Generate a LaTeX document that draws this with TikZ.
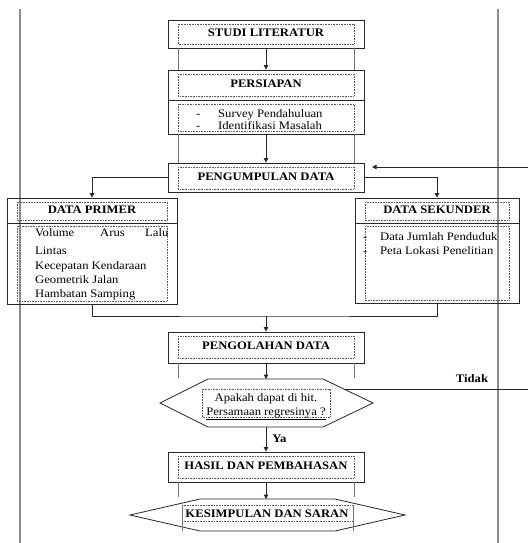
\documentclass[tikz,border=0pt]{standalone}
\usepackage{fontspec}
\setmainfont[FakeStretch=1.1]{Liberation Serif}
\usetikzlibrary{arrows.meta,calc}
\begin{document}
\begin{tikzpicture}[x=1pt,y=-1pt,
  box/.style={draw=black!85,line width=0.9pt,rectangle,inner sep=0pt},
  inbox/.style={draw=black!65,densely dotted,line width=0.6pt},
  ghost/.style={draw=black!55,line width=0.5pt},
  margin/.style={draw=black!45,line width=1.1pt},
  conn/.style={draw=black!85,line width=0.8pt},
  arr/.style={conn,-{Triangle[length=4.5pt,width=4.5pt]}},
  hd/.style={font=\bfseries\fontsize{11.5}{13}\selectfont,inner sep=0pt},
  tx/.style={font=\fontsize{11.5}{13}\selectfont,inner sep=0pt,anchor=base west},
  txc/.style={font=\fontsize{11.5}{13}\selectfont,inner sep=0pt,anchor=base}]
\useasboundingbox (0,0) rectangle (528,543);

% margin lines
\draw[margin] (20,9) -- (20,543);
\draw[margin] (498,9) -- (498,543);

% STUDI LITERATUR
\node[box,minimum width=196pt,minimum height=28pt] (studi) at (266,34) {};
\draw[inbox] (178,24) rectangle (354,44);
\node[hd] (tstudi) at (266,33) {STUDI LITERATUR};
\draw[ghost] (178,48) -- (178,70) (354,48) -- (354,70);

% PERSIAPAN
\node[box,minimum width=196pt,minimum height=30pt] (persiapan) at (266,85) {};
\draw[inbox] (178,74) rectangle (354,96);
\node[hd] (tpersiapan) at (266,84) {PERSIAPAN};

\node[box,minimum width=196pt,minimum height=34pt] (survey) at (266,117) {};
\draw[inbox] (178,104) rectangle (354,131);
\node[tx] (d1) at (196,117.5) {-};
\node[tx] (d2) at (196,129.5) {-};
\node[tx] (s1) at (218,117.5) {Survey Pendahuluan};
\node[tx] (s2) at (218,129.5) {Identifikasi Masalah};
\draw[ghost] (178,134) -- (178,163) (354,134) -- (354,163);

% PENGUMPULAN DATA
\node[box,minimum width=196pt,minimum height=29pt] (kumpul) at (266,177.5) {};
\draw[inbox] (178,167) rectangle (354,189);
\node[hd] (tkumpul) at (266,177) {PENGUMPULAN DATA};

% DATA PRIMER
\node[box,minimum width=170pt,minimum height=106pt] (primer) at (92,251) {};
\draw[conn] (7,223) -- (177,223);
\draw[inbox] (17,202) rectangle (167,220);
\draw[inbox] (17,226) rectangle (167,301);
\node[hd] (tprimer) at (92,210) {DATA PRIMER};
\node[tx] (p1a) at (35,236) {Volume};
\node[tx] (p1b) at (100,236) {Arus};
\node[tx] (p1c) at (145,236) {Lalu};
\node[tx] (p2) at (35,254) {Lintas};
\node[tx] (p3) at (35,269) {Kecepatan Kendaraan};
\node[tx] (p4) at (35,283) {Geometrik Jalan};
\node[tx] (p5) at (35,297) {Hambatan Samping};

% DATA SEKUNDER
\node[box,minimum width=164pt,minimum height=105pt] (sekunder) at (437,250.5) {};
\draw[conn] (355,223) -- (519,223);
\draw[inbox] (365,202) rectangle (509,220);
\draw[inbox] (365,226) rectangle (509,300);
\node[hd] (tsekunder) at (437,210) {DATA SEKUNDER};
\node[tx] (sd1) at (363,240) {-};
\node[tx] (sd2) at (363,254) {-};
\node[tx] (sk1) at (380,240) {Data Jumlah Penduduk};
\node[tx] (sk2) at (380,254) {Peta Lokasi Penelitian};

% PENGOLAHAN DATA
\node[box,minimum width=196pt,minimum height=31pt] (olah) at (266,347.5) {};
\draw[inbox] (178,336) rectangle (354,358);
\node[hd] (tolah) at (266,346) {PENGOLAHAN DATA};
\draw[ghost] (178,363) -- (178,378) (354,363) -- (354,378);

% decision hexagon
\coordinate (h1t) at (266,379);
\coordinate (h1b) at (266,427);
\coordinate (h1r) at (344,389);
\draw[conn] (208,379) -- (323,379) -- (373,403) -- (323,427) -- (208,427) -- (160,403) -- cycle;
\draw[inbox] (202,389) rectangle (330,417);
\node[txc] (q1) at (266,401) {Apakah dapat di hit.};
\node[txc] (q2) at (266,415) {\underline{Persamaan regresinya ?}};

% HASIL DAN PEMBAHASAN
\node[box,minimum width=196pt,minimum height=30pt] (hasil) at (266,467) {};
\draw[inbox] (178,456) rectangle (354,478);
\node[hd] (thasil) at (266,466) {HASIL DAN PEMBAHASAN};
\draw[ghost] (178,482) -- (178,497) (354,482) -- (354,497);

% KESIMPULAN hexagon
\coordinate (h2t) at (266,499);
\draw[conn] (200,499) -- (335,499) -- (405,515) -- (335,531) -- (200,531) -- (130,515) -- cycle;
\draw[inbox] (182,505) -- (353,505);
\draw[inbox] (182,521) -- (353,521);
\draw[ghost] (182,505) -- (182,531) (353,505) -- (353,531);
\node[hd] (tsimpul) at (267,514) {KESIMPULAN DAN SARAN};

% connectors
\draw[arr] (studi.south) -- (persiapan.north);
\draw[arr] (survey.south) -- (kumpul.north);
\draw[arr] (kumpul.west) -| (primer.north);
\draw[arr] (kumpul.east) -| (sekunder.north);
\coordinate (join) at (266,316);
\draw[conn] (primer.south) |- (join) -| (sekunder.south);
\draw[arr] (join) -- (olah.north);
\draw[arr] (olah.south) -- (h1t);
\draw[arr] (h1b) -- (hasil.north) node[pos=0.5,right=6pt,hd] (ya) {Ya};
\draw[arr] (hasil.south) -- (h2t);
\coordinate (tidakR) at (528,389);
\draw[conn] (h1r) -- (tidakR);
\node[hd,anchor=base] (tidak) at (472,382) {Tidak};
\coordinate (fbR) at (528,167);
\coordinate (fbL) at (372,167);
\draw[arr] (fbR) -- (fbL);
\end{tikzpicture}
\end{document}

.....

• **To be done**: Quote the full listing above word for word; exclude every picture from the copy.

• **Solution for this problem**:
Generate a LaTeX document that draws this with TikZ.
\documentclass[tikz,border=0pt]{standalone}
\usepackage{fontspec}
\setmainfont[FakeStretch=1.1]{Liberation Serif}
\usetikzlibrary{arrows.meta,calc}
\begin{document}
\begin{tikzpicture}[x=1pt,y=-1pt,
  box/.style={draw=black!85,line width=0.9pt,rectangle,inner sep=0pt},
  inbox/.style={draw=black!65,densely dotted,line width=0.6pt},
  ghost/.style={draw=black!55,line width=0.5pt},
  margin/.style={draw=black!45,line width=1.1pt},
  conn/.style={draw=black!85,line width=0.8pt},
  arr/.style={conn,-{Triangle[length=4.5pt,width=4.5pt]}},
  hd/.style={font=\bfseries\fontsize{11.5}{13}\selectfont,inner sep=0pt},
  tx/.style={font=\fontsize{11.5}{13}\selectfont,inner sep=0pt,anchor=base west},
  txc/.style={font=\fontsize{11.5}{13}\selectfont,inner sep=0pt,anchor=base}]
\useasboundingbox (0,0) rectangle (528,543);

% margin lines
\draw[margin] (20,9) -- (20,543);
\draw[margin] (498,9) -- (498,543);

% STUDI LITERATUR
\node[box,minimum width=196pt,minimum height=28pt] (studi) at (266,34) {};
\draw[inbox] (178,24) rectangle (354,44);
\node[hd] (tstudi) at (266,33) {STUDI LITERATUR};
\draw[ghost] (178,48) -- (178,70) (354,48) -- (354,70);

% PERSIAPAN
\node[box,minimum width=196pt,minimum height=30pt] (persiapan) at (266,85) {};
\draw[inbox] (178,74) rectangle (354,96);
\node[hd] (tpersiapan) at (266,84) {PERSIAPAN};

\node[box,minimum width=196pt,minimum height=34pt] (survey) at (266,117) {};
\draw[inbox] (178,104) rectangle (354,131);
\node[tx] (d1) at (196,117.5) {-};
\node[tx] (d2) at (196,129.5) {-};
\node[tx] (s1) at (218,117.5) {Survey Pendahuluan};
\node[tx] (s2) at (218,129.5) {Identifikasi Masalah};
\draw[ghost] (178,134) -- (178,163) (354,134) -- (354,163);

% PENGUMPULAN DATA
\node[box,minimum width=196pt,minimum height=29pt] (kumpul) at (266,177.5) {};
\draw[inbox] (178,167) rectangle (354,189);
\node[hd] (tkumpul) at (266,177) {PENGUMPULAN DATA};

% DATA PRIMER
\node[box,minimum width=170pt,minimum height=106pt] (primer) at (92,251) {};
\draw[conn] (7,223) -- (177,223);
\draw[inbox] (17,202) rectangle (167,220);
\draw[inbox] (17,226) rectangle (167,301);
\node[hd] (tprimer) at (92,210) {DATA PRIMER};
\node[tx] (p1a) at (35,236) {Volume};
\node[tx] (p1b) at (100,236) {Arus};
\node[tx] (p1c) at (145,236) {Lalu};
\node[tx] (p2) at (35,254) {Lintas};
\node[tx] (p3) at (35,269) {Kecepatan Kendaraan};
\node[tx] (p4) at (35,283) {Geometrik Jalan};
\node[tx] (p5) at (35,297) {Hambatan Samping};

% DATA SEKUNDER
\node[box,minimum width=164pt,minimum height=105pt] (sekunder) at (437,250.5) {};
\draw[conn] (355,223) -- (519,223);
\draw[inbox] (365,202) rectangle (509,220);
\draw[inbox] (365,226) rectangle (509,300);
\node[hd] (tsekunder) at (437,210) {DATA SEKUNDER};
\node[tx] (sd1) at (363,240) {-};
\node[tx] (sd2) at (363,254) {-};
\node[tx] (sk1) at (380,240) {Data Jumlah Penduduk};
\node[tx] (sk2) at (380,254) {Peta Lokasi Penelitian};

% PENGOLAHAN DATA
\node[box,minimum width=196pt,minimum height=31pt] (olah) at (266,347.5) {};
\draw[inbox] (178,336) rectangle (354,358);
\node[hd] (tolah) at (266,346) {PENGOLAHAN DATA};
\draw[ghost] (178,363) -- (178,378) (354,363) -- (354,378);

% decision hexagon
\coordinate (h1t) at (266,379);
\coordinate (h1b) at (266,427);
\coordinate (h1r) at (344,389);
\draw[conn] (208,379) -- (323,379) -- (373,403) -- (323,427) -- (208,427) -- (160,403) -- cycle;
\draw[inbox] (202,389) rectangle (330,417);
\node[txc] (q1) at (266,401) {Apakah dapat di hit.};
\node[txc] (q2) at (266,415) {\underline{Persamaan regresinya ?}};

% HASIL DAN PEMBAHASAN
\node[box,minimum width=196pt,minimum height=30pt] (hasil) at (266,467) {};
\draw[inbox] (178,456) rectangle (354,478);
\node[hd] (thasil) at (266,466) {HASIL DAN PEMBAHASAN};
\draw[ghost] (178,482) -- (178,497) (354,482) -- (354,497);

% KESIMPULAN hexagon
\coordinate (h2t) at (266,499);
\draw[conn] (200,499) -- (335,499) -- (405,515) -- (335,531) -- (200,531) -- (130,515) -- cycle;
\draw[inbox] (182,505) -- (353,505);
\draw[inbox] (182,521) -- (353,521);
\draw[ghost] (182,505) -- (182,531) (353,505) -- (353,531);
\node[hd] (tsimpul) at (267,514) {KESIMPULAN DAN SARAN};

% connectors
\draw[arr] (studi.south) -- (persiapan.north);
\draw[arr] (survey.south) -- (kumpul.north);
\draw[arr] (kumpul.west) -| (primer.north);
\draw[arr] (kumpul.east) -| (sekunder.north);
\coordinate (join) at (266,316);
\draw[conn] (primer.south) |- (join) -| (sekunder.south);
\draw[arr] (join) -- (olah.north);
\draw[arr] (olah.south) -- (h1t);
\draw[arr] (h1b) -- (hasil.north) node[pos=0.5,right=6pt,hd] (ya) {Ya};
\draw[arr] (hasil.south) -- (h2t);
\coordinate (tidakR) at (528,389);
\draw[conn] (h1r) -- (tidakR);
\node[hd,anchor=base] (tidak) at (472,382) {Tidak};
\coordinate (fbR) at (528,167);
\coordinate (fbL) at (372,167);
\draw[arr] (fbR) -- (fbL);
\end{tikzpicture}
\end{document}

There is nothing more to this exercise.